C’est là l’obsession française que produisent nos procédures. Nos enseignants, qu’ils le veuillent ou non, qu’ils en soient ou non conscients, sont centrés sur l’évaluation des élèves et non sur le processus d’apprentissage. Cela ne relève pas de leur point de vue, mais du rôle professionnel du professeur en France, et en particulier au collège.
Le point essentiel pour moi dans cette critique de nos procédures c’est de voir leurs conséquences sur la forme pédagogique qui s’impose alors aux acteurs de l’éducation. Produire des différences de réussite entre les élèves et non pas chercher à faire réussir tous les élèves.
Bernard Desclaux
Le commentaire d’Annick Soubaï
J’aime ce titre « jeux de mains » parce qu’il est amusant et l’on entend évidemment en creux « jeux de vilains »… La métaphore rappelle que le vilain est le diable, et si on la file jusqu’au bout de sa signification, on sait que c’est celui qui divise. Le diable, contrairement à ce que le sens commun laisse croire n’est pas forcément identifié au mal.
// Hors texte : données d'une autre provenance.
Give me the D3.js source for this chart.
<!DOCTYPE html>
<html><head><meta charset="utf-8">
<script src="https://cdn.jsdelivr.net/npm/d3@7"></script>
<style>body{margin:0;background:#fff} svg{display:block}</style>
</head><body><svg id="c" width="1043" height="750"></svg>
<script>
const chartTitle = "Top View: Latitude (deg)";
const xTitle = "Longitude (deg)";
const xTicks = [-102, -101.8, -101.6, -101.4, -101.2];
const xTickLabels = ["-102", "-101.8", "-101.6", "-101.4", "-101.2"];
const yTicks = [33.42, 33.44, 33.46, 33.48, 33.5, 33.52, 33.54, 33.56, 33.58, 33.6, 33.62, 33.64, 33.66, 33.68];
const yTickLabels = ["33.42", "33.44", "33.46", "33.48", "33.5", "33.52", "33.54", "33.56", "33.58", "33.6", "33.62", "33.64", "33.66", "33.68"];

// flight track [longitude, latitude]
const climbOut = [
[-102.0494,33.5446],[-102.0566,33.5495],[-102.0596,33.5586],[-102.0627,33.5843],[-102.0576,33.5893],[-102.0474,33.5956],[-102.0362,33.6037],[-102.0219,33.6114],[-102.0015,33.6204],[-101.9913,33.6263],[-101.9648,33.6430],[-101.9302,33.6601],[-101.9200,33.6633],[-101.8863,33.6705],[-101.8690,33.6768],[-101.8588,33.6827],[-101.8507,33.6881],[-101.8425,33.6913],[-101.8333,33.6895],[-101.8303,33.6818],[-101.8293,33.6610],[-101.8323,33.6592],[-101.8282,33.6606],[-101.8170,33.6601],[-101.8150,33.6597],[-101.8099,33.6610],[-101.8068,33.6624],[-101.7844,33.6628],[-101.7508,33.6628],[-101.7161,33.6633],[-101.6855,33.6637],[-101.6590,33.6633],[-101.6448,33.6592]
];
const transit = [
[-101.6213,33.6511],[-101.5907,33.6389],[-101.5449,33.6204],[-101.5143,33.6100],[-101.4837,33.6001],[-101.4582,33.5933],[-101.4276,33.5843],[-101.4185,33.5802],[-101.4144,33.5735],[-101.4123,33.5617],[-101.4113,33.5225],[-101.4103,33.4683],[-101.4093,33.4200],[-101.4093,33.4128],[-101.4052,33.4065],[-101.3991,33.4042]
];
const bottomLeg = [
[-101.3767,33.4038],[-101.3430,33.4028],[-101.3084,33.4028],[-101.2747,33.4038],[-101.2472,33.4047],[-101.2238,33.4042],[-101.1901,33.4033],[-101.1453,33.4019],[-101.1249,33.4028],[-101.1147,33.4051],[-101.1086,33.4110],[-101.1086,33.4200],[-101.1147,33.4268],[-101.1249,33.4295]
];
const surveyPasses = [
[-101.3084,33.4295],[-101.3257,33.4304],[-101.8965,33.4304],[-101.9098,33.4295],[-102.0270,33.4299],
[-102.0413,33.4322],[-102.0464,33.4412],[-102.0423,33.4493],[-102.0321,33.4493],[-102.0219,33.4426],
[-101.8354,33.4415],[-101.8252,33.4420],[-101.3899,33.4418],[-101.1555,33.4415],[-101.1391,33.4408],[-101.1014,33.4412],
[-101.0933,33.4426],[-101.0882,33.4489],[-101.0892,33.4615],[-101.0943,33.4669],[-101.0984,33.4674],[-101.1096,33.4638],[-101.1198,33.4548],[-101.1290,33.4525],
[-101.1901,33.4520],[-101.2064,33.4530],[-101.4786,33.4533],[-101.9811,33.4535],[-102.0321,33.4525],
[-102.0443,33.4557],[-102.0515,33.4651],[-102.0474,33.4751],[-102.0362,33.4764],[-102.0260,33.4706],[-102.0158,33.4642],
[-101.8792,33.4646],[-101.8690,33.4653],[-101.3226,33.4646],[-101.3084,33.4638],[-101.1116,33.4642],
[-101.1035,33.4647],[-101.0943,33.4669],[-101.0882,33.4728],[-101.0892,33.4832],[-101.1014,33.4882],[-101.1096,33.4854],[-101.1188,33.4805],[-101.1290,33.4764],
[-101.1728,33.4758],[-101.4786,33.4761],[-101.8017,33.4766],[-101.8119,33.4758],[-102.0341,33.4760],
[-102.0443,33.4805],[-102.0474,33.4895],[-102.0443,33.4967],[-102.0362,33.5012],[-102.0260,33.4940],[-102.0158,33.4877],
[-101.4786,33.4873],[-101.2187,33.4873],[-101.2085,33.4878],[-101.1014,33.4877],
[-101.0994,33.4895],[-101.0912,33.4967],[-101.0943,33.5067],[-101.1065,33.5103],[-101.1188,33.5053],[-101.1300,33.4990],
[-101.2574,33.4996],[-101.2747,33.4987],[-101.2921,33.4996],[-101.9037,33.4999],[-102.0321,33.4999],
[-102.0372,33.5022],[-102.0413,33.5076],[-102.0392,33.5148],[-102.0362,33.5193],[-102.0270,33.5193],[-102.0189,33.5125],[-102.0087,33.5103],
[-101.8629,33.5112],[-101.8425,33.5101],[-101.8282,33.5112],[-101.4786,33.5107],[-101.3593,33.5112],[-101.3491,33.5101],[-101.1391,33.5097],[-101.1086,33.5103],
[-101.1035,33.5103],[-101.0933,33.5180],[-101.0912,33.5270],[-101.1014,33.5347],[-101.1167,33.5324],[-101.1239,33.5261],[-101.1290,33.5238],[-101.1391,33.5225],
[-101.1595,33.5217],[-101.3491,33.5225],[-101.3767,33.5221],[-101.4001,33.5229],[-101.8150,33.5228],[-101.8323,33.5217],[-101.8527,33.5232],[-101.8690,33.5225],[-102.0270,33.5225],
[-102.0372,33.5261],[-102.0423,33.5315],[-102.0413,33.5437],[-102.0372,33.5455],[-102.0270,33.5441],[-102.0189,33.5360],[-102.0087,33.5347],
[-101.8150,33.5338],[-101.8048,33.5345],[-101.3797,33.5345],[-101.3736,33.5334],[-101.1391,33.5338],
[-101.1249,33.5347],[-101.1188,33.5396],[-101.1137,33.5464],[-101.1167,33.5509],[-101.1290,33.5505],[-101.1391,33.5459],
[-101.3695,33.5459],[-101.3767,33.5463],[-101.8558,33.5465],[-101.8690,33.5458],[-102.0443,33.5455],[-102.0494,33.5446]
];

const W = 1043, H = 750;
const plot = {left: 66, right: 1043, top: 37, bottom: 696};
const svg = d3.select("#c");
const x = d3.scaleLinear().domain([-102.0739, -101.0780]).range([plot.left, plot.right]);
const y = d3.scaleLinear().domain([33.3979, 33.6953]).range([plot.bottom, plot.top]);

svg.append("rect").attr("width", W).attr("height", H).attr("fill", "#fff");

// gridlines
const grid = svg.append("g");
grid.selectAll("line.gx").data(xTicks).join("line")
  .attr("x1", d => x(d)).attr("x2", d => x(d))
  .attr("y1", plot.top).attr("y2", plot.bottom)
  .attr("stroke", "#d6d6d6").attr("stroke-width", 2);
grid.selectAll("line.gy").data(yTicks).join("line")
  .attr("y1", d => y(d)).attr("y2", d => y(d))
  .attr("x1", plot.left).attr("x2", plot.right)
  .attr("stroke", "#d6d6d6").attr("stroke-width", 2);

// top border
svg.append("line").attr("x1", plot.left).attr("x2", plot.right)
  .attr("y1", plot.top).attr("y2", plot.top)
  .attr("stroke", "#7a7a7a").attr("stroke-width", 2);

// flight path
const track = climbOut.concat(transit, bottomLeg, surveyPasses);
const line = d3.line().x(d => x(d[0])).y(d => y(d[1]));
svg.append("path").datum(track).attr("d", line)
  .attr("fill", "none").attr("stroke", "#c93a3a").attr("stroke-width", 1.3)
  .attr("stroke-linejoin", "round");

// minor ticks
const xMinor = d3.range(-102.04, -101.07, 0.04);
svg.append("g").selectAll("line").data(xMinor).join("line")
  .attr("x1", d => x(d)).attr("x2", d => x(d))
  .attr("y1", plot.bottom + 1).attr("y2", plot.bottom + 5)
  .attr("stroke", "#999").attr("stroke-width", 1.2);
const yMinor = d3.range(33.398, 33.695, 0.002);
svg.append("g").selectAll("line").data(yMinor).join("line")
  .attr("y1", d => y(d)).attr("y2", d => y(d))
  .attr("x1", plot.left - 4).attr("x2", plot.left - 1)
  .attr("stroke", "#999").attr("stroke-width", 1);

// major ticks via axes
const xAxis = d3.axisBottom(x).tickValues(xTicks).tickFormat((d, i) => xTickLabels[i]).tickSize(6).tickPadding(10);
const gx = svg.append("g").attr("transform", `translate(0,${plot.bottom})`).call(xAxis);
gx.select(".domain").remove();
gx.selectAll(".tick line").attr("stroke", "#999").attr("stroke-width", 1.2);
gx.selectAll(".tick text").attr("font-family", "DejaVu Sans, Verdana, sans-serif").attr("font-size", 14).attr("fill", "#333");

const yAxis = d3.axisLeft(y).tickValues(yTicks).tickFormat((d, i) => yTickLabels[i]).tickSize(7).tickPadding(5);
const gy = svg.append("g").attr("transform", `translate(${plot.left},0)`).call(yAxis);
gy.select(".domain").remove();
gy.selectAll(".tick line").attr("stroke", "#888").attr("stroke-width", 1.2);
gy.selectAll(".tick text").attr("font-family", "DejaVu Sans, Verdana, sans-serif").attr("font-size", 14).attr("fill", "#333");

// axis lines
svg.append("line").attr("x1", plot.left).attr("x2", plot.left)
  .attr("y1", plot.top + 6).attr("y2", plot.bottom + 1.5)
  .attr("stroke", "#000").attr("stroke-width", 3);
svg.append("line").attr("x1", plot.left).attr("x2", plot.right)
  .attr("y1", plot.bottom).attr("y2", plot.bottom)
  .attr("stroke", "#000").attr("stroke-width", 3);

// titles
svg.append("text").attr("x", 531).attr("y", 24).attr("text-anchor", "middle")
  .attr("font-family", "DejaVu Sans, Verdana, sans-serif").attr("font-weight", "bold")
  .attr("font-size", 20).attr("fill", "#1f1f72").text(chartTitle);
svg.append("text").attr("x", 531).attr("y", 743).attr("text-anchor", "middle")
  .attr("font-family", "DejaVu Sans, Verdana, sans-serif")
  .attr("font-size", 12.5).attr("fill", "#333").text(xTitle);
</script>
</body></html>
Pourquoi ce détour ? A cause du titre de l’article mais aussi pour rappeler la situation de l’orientation aux termes du Droit qui la régit, inscrit dans le code de l’éducation. On pourrait si l’on est légaliste, comme je le suis, rappeler que les procédures organisent le dialogue, par le jeu de la navette. La procédure est donc si l’on peut dire « médiatrice » de la division possible entre les parties, celle qui est dans l’ordre du diabolique. En effet, s’il y a navette, il y a bien organisation du dialogue. En droit, si le dialogue n’est pas matérialisé par la signature de la famille, il y a vice de forme. Les commissions d’appel sont là quand elles fonctionnent bien, donc normalement, pour rappeler le principe du devoir de dialogue et faire passer automatiquement l’élève en classe supérieure, conformément au vœu que sa famille a formulé.
Un principe démocratique est ainsi réalisé, instituant une égalité de traitement entre les différents candidats à la poursuite d’études. Bernard nous rappellera à l’occasion la date exacte de la création de ces nouvelles procédures d’orientation dans les années 70.
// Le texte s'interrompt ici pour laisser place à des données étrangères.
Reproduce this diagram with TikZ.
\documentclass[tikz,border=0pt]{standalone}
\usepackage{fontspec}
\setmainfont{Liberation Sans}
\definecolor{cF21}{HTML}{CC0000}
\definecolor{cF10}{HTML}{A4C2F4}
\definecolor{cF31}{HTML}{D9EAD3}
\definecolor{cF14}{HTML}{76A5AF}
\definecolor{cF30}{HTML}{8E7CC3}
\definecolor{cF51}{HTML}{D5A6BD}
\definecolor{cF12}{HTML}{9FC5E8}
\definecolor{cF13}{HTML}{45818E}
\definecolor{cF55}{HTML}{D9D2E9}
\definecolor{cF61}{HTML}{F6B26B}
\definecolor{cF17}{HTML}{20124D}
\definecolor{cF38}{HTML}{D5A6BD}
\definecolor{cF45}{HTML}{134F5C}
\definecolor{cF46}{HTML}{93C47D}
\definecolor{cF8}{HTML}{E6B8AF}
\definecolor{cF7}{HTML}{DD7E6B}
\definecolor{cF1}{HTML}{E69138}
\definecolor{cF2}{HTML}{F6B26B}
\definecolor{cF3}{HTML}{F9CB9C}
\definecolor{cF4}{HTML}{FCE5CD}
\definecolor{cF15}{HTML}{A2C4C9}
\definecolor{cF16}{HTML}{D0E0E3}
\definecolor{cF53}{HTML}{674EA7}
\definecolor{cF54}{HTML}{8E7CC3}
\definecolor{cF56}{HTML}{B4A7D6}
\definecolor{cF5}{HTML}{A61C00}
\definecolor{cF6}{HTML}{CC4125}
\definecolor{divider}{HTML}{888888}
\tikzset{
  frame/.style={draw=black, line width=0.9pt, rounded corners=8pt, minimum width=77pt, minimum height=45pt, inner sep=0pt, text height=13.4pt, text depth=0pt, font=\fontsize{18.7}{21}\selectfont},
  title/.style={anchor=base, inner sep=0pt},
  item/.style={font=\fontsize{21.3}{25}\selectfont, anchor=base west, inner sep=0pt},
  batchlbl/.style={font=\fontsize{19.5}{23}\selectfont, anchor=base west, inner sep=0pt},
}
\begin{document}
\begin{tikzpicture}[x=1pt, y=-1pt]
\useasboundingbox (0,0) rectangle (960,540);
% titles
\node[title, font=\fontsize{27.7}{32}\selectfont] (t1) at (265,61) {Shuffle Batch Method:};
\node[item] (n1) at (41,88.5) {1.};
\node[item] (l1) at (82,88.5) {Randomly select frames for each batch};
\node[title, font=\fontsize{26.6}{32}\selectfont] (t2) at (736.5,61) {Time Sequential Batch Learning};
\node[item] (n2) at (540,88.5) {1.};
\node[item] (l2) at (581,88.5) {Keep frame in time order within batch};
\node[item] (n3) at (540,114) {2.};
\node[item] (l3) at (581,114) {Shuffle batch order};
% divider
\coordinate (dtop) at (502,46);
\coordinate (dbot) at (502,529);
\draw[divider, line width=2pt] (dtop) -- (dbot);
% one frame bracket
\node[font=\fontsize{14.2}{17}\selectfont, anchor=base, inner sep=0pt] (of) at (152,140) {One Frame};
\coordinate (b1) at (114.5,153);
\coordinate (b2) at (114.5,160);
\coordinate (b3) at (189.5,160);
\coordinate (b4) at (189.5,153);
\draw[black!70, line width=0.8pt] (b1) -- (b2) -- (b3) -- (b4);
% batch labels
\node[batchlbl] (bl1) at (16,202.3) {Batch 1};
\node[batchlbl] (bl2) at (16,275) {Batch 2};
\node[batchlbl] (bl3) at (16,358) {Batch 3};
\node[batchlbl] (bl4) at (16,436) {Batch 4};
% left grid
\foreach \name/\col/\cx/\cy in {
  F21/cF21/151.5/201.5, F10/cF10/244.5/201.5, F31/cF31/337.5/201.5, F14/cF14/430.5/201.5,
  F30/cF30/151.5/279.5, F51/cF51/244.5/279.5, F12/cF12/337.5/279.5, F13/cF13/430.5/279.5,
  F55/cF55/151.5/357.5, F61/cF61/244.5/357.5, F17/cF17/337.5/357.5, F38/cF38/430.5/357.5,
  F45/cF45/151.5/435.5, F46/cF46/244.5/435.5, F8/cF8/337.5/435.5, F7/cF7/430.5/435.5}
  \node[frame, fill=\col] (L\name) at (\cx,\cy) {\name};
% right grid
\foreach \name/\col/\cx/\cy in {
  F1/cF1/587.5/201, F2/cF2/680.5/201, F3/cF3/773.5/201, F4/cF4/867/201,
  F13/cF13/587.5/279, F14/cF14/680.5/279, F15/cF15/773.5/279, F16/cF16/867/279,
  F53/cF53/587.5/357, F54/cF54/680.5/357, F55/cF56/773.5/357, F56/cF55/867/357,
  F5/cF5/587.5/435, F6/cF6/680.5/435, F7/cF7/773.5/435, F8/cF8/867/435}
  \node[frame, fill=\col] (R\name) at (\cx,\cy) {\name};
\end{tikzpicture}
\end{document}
Entendons-nous au moins sur le fait que ces procédures sont un progrès puisqu’elles obligent les parties prenantes à dialoguer et prévoient qu’en cas de litiges sur la décision, il y a possibilité d’un recours en commission d’appel. Ne jetons pas le bébé et l’eau du bain. Une autre métaphore… Bernard nous rappelle à juste titre que le dialogue suppose une relation de confiance mutuelle…pour que le constat du désaccord ne soit pas vécu sur le mode du conflit. Il a raison. Mais s’il l’on se place du côté des procédures, donc du Droit, on conviendra que ce dernier ne peut pas influer sur la psychologie des parents, ni celle des professeurs, ni celles encore des chefs d’établissement. Il n’existe pas d’injonction légale « autoritaire » à être bienveillant. Les derniers textes sur une école bienveillante sont de nature cependant à inspirer les acteurs…qui sont là pour créer une communauté de vie, des établissements « lieux de vie » agréables en quelque sorte. La méthode jésuite en prend donc un coup, qui a inspiré toutes les pratiques de notre système éducatif.
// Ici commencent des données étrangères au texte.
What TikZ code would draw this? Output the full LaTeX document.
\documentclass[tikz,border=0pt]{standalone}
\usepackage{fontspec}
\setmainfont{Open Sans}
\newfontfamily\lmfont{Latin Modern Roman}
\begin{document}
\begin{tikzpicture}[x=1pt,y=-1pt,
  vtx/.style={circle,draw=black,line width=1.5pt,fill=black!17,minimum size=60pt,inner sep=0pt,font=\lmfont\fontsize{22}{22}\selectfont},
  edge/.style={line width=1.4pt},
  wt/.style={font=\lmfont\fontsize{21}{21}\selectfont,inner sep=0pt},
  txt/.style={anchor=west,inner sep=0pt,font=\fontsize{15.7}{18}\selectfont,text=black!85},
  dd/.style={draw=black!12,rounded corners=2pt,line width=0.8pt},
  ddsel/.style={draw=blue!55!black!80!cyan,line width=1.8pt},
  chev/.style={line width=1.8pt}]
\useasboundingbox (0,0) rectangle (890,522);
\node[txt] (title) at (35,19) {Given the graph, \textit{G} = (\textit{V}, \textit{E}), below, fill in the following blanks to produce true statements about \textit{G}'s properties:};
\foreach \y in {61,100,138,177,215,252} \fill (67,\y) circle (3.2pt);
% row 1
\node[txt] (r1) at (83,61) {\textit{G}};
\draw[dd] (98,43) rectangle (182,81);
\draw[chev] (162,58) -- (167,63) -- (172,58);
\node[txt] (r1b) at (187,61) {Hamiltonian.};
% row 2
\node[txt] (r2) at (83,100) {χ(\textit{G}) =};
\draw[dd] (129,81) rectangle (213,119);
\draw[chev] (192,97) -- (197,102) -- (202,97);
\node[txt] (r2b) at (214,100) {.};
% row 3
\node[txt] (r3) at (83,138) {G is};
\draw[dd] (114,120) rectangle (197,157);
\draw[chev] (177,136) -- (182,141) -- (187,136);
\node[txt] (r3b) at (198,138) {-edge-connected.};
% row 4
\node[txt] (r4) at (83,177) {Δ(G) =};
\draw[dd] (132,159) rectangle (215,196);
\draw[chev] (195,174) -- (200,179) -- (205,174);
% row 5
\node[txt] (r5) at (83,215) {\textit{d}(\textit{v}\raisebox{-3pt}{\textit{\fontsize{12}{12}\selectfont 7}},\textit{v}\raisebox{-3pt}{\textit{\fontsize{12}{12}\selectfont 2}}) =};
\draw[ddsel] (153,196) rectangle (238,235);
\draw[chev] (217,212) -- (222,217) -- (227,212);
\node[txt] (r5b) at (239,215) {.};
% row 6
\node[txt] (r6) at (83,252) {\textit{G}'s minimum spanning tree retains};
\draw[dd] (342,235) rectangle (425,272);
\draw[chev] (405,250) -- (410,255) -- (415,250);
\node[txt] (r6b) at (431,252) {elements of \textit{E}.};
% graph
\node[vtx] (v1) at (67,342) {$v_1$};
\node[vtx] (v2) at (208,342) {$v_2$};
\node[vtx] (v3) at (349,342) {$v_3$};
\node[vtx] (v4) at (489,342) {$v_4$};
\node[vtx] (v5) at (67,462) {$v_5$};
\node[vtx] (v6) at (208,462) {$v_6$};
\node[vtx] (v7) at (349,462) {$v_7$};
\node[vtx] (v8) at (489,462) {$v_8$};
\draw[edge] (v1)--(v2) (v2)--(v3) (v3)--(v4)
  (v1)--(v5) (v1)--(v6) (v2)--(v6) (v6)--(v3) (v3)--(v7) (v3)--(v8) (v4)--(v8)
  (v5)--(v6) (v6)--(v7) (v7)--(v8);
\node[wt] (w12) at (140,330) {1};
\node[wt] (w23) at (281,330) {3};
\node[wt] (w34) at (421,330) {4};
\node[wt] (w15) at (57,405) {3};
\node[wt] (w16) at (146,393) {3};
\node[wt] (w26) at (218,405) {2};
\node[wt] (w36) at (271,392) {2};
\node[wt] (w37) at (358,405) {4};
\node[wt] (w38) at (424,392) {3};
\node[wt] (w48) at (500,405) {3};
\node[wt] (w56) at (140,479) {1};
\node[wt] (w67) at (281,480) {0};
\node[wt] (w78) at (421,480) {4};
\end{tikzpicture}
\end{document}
On ne sort pas de toute une culture comme ça, d’un coup d’expérimentation…. Jean-Marie sait déjà tout ça et ne se satisfera pas de mon développement à base juridique, qui on l’aura compris, fait l’apologie des procédures d’orientation, comme outil démocratique. Jean-Marie pense à juste titre que j’oublie dans mon raisonnement que le système fonctionne à double vitesse. Le lycée professionnel est fréquenté massivement par les enfants des familles modestes. Actuellement, le collège avec la classe de 3ème est le premier maillon du tri social. C’est vrai.
Parlons du diable et donc de ce qui divise…nous sommes au cœur du sujet.
Le ministère a souhaité expérimenter. C’est courageux. Expérimenter, c’est jouer…Ce n’est pas pour de vrai… Les risques sont importants de destabilisation du système éducatif. Les procédures sont un verrou, c’est vrai, ou un goulet d’étranglement. Mais je dirai pour me faire l’avocat du diable, toujours celui-là, que les procédures jouent aussi un effet de régulation. Contrairement à ce que Jean-Marie écrit, le pouvoir des chefs d’établissement n’est pas illégitime. C’est le chef d’établissement qui est responsable en Droit de la décision du conseil de classe. Il représente l’Etat. C’est ainsi que les parents pourront faire un recours auprès du tribunal administratif.
Est-ce que le pouvoir du chef d’établissement est mal placé ? C’est une autre question qui se situe plutôt dans le registre moral de ce qui juste et injuste, bon ou mauvais.
Aujourd’hui, je me prononcerai plutôt en faveur du pouvoir donné au chef d’établissement, fidèle peut être que je suis, à une société patriarcale en voie de désagrégation. Le pouvoir n’est pas forcément synonyme d’abus de pouvoir. Qui doit le détenir ? Comment le partager ? Là est bien la question. L’école est un lieu où se pose la question parmi tant d’autres. Le débat est ouvert.
J’apporte la contradiction amicale à la position de Jean-Marie par simple souci dialectique.
Nous parlions à l’occasion du choix laissé aux parents d’orienter leurs enfants, comme ils le souhaitent…parents ennemis ou partenaires ? Il faudrait amener une autre notion, celle de responsabilité, dont tous les philosophes de la liberté ont parlé.
Le système éducatif français est très fragile actuellement…Gardons cela à l’esprit. Les pratiques ont beaucoup évolué. Pour clore mon propos trop long, je renvoie nos collègues COP, bientôt PEN, à l’un de leur rôle qui est de continuer à jouer leur rôle de médiateur pour que la concorde puisse s’installer entre les acteurs. Un vrai rôle de psychologue.